A computer file server containing research subject information related to studies on causes and cures for different types of cancer was stolen from a locked UCSF office on March 30, 2007.
The server contained files with names, contact information, and social security numbers for study subjects and potential study subjects. For some individuals, the files also included personal health information.
A notification process to those involved in this incident is taking place. There is no specific evidence that data on the server was accessed or is being used by any unauthorized person, emphasize UCSF officials. Notification is taking place as a precautionary measure to alert these individuals to the signs of identity theft and the steps that can be taken to protect personal information.
Notification letters were sent Monday, April 16, to about 3,000 individuals. Using backup files, UCSF officials are conducting an extensive analysis of the server data to determine as quickly as possible all the names involved in this incident.
Letter notification will continue as more names are identified. Because of the large number of files on the server and their complex variety of formats, layouts, and data content, the process is extremely complicated, and UCSF officials cannot predict the total number of names at this time.
A telephone hotline (editor’s note: hotline was disconnected as of 05-01-08) has been set-up to respond to inquiries. A website (http://www.ucsf.edu/alert) also has been established to provide advice and information.
The names of all the individuals were compiled through UCSF’s collaboration with a network of health care partners that collects information from large populations of people. This information is used to learn about the natural course of disease with the goals of learning how to make early diagnosis, to effectively treat, and, most important, to prevent the disease from occurring. In order to accomplish this, information is collected from people who have been diagnosed with the disease and those who do not have the disease.
Individuals without the disease serve as study “controls,” and their information helps researchers understand why some people develop a disease and others do not.
The diseases being studied include brain, lung, and breast cancer. The server was used by staff doing data analysis for epidemiological studies on cancer, which focus on the incidence, distribution, and control of the disease within specific populations. Some individuals associated with the studies have these diseases, some do not and were considered “controls,” and some have died.

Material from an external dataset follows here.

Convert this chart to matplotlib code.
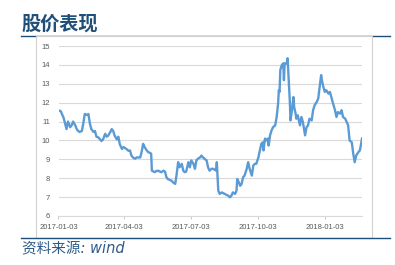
import matplotlib
matplotlib.use("Agg")
import matplotlib.pyplot as plt
import matplotlib.dates as mdates
import pandas as pd
from matplotlib.patches import Rectangle
from matplotlib.lines import Line2D

# ---- data ----
start_date = "2017-01-03"
day_offsets = [0, 3, 7, 9, 11, 13, 16, 18, 20, 23, 25, 27, 29, 32, 34, 36, 39, 41, 43, 45,
               48, 50, 52, 55, 57, 59, 61, 64, 66, 68, 71, 73, 75, 77, 80, 82, 84, 87, 89, 91,
               93, 96, 98, 100, 102, 105, 107, 109, 112, 114, 116, 118, 121, 123, 125, 127, 128, 132, 134, 137,
               139, 141, 144, 146, 148, 150, 153, 155, 157, 160, 162, 164, 166, 169, 171, 173, 175, 178, 180, 182,
               185, 187, 189, 191, 194, 196, 198, 201, 203, 205, 207, 210, 212, 214, 216, 217, 219, 221, 224, 226,
               228, 230, 233, 235, 237, 239, 242, 244, 245, 247, 249, 251, 253, 255, 258, 260, 262, 265, 267, 269,
               271, 274, 276, 278, 280, 281, 283, 285, 287, 288, 290, 292, 294, 297, 299, 301, 302, 303, 304, 306,
               308, 309, 310, 313, 314, 317, 318, 320, 322, 323, 325, 326, 328, 331, 333, 335, 338, 340, 342, 344,
               347, 349, 351, 354, 356, 358, 360, 361, 363, 365, 367, 370, 372, 374, 376, 379, 381, 383, 386, 388,
               390, 393, 395, 397, 399, 402, 404, 406, 408, 411, 413, 414, 416]
prices = [11.6, 11.55, 11.2, 10.9, 10.6, 11.0, 10.7, 10.8, 11.0, 10.8, 10.6, 10.5, 10.45, 10.5, 10.9, 11.4, 11.35, 11.4, 10.9, 10.6,
          10.45, 10.5, 10.2, 10.15, 10.05, 9.97, 10.05, 10.35, 10.2, 10.25, 10.45, 10.6, 10.5, 10.25, 10.05, 10.2, 9.8, 9.55, 9.65, 9.6,
          9.55, 9.45, 9.47, 9.2, 9.1, 9.03, 9.1, 9.1, 9.1, 9.4, 9.82, 9.65, 9.47, 9.38, 9.35, 9.3, 8.4, 8.32, 8.38, 8.4,
          8.35, 8.32, 8.4, 8.35, 8.05, 7.95, 7.9, 7.87, 7.78, 7.7, 8.23, 8.85, 8.58, 8.76, 8.4, 8.32, 8.35, 8.85, 8.58, 8.94,
          8.76, 8.5, 8.94, 9.03, 9.1, 9.2, 9.1, 9.0, 8.94, 8.58, 8.4, 8.5, 8.5, 8.45, 8.4, 8.85, 7.34, 7.17, 7.25, 7.2,
          7.17, 7.12, 7.07, 6.99, 7.07, 7.25, 7.17, 7.34, 7.96, 7.8, 7.6, 7.7, 8.05, 8.14, 8.5, 8.85, 8.5, 8.14, 8.67, 8.76,
          8.76, 9.1, 9.47, 9.82, 9.9, 9.47, 10.1, 10.0, 10.1, 9.73, 10.27, 10.53, 10.7, 10.8, 11.24, 11.95, 12.66, 12.57, 13.72, 13.99,
          14.08, 13.19, 14.08, 14.08, 14.35, 12.13, 11.06, 11.6, 12.3, 11.77, 11.42, 11.15, 11.33, 10.8, 11.24, 10.97, 10.27, 10.7, 10.8, 11.15,
          11.06, 11.6, 11.86, 12.04, 12.22, 12.84, 13.46, 13.19, 12.84, 12.57, 12.66, 12.48, 12.57, 12.3, 12.0, 11.6, 11.24, 11.5, 11.42, 11.6,
          11.24, 11.15, 10.97, 10.8, 10.0, 9.9, 9.3, 8.85, 9.2, 9.38, 9.47, 9.65, 10.1]
tick_dates = ["2017-01-03", "2017-04-03", "2017-07-03", "2017-10-03", "2018-01-03"]
y_ticks = [6, 7, 8, 9, 10, 11, 12, 13, 14, 15]
title_text = "股价表现"
source_text = "资料来源: wind"

dates = pd.Timestamp(start_date) + pd.to_timedelta(day_offsets, unit="D")

W, H = 395, 265
fig = plt.figure(figsize=(W / 100, H / 100), dpi=100)
fig.patch.set_facecolor("white")

dark = "#1F4E79"

# header / footer lines
fig.add_artist(Line2D([21 / W, 390 / W], [1 - 35.5 / H, 1 - 35.5 / H], color=dark, lw=1.0, zorder=-3))
fig.add_artist(Line2D([21 / W, 390 / W], [1 - 237.5 / H, 1 - 237.5 / H], color=dark, lw=1.0, zorder=-1))
# chart frame
fig.add_artist(Rectangle((36 / W, 1 - 237.5 / H), (372 - 36) / W, (237.5 - 36) / H,
                         facecolor="white", edgecolor="#D0D0D0", lw=0.8, zorder=-2))

fig.text(21 / W, 1 - 24 / H, title_text, family=["Noto Sans CJK SC", "DejaVu Sans"],
         fontsize=13.8, fontweight="bold", color=dark, va="center", ha="left")
fig.text(22 / W, 1 - 249 / H, source_text, family=["DejaVu Sans", "Noto Sans CJK SC"],
         fontsize=10.5, style="italic", color="#2E5C8A", va="center", ha="left")

ax = fig.add_axes([58.5 / W, 1 - 216 / H, (362 - 58.5) / W, (216 - 46) / H])
ax.set_facecolor("none")
ax.plot(dates, prices, color="#5B9BD5", lw=1.7, solid_joinstyle="round")
ax.set_ylim(6, 15)
ax.set_yticks(y_ticks)
ax.set_xlim(dates[0], dates[-1])
ax.set_xticks(pd.to_datetime(tick_dates))
ax.xaxis.set_major_formatter(mdates.DateFormatter("%Y-%m-%d"))
ax.grid(axis="y", color="#D9D9D9", lw=0.8)
ax.set_axisbelow(True)
for s in ["top", "right", "left"]:
    ax.spines[s].set_visible(False)
ax.spines["bottom"].set_color("#D9D9D9")
ax.spines["bottom"].set_linewidth(0.8)
ax.tick_params(axis="y", length=0, pad=6, labelsize=5.5, labelcolor="#595959")
ax.tick_params(axis="x", length=2.5, width=0.6, color="#BFBFBF", pad=3.5, labelsize=5.5, labelcolor="#595959")
for lab in ax.get_xticklabels() + ax.get_yticklabels():
    lab.set_family("Liberation Sans")

fig.savefig("out.png", dpi=100)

For example, one study focused on adults with a type of brain cancer known as glioma, building on 15 years of population and clinic-based research to increase understanding of the genetic, demographic, environmental, and developmental factors associated with this cancer.
UCSF is committed to maintaining the privacy of personal information.
The UCSF Police Department is currently conducting a full investigation of the theft in collaboration with the San Francisco Police Department.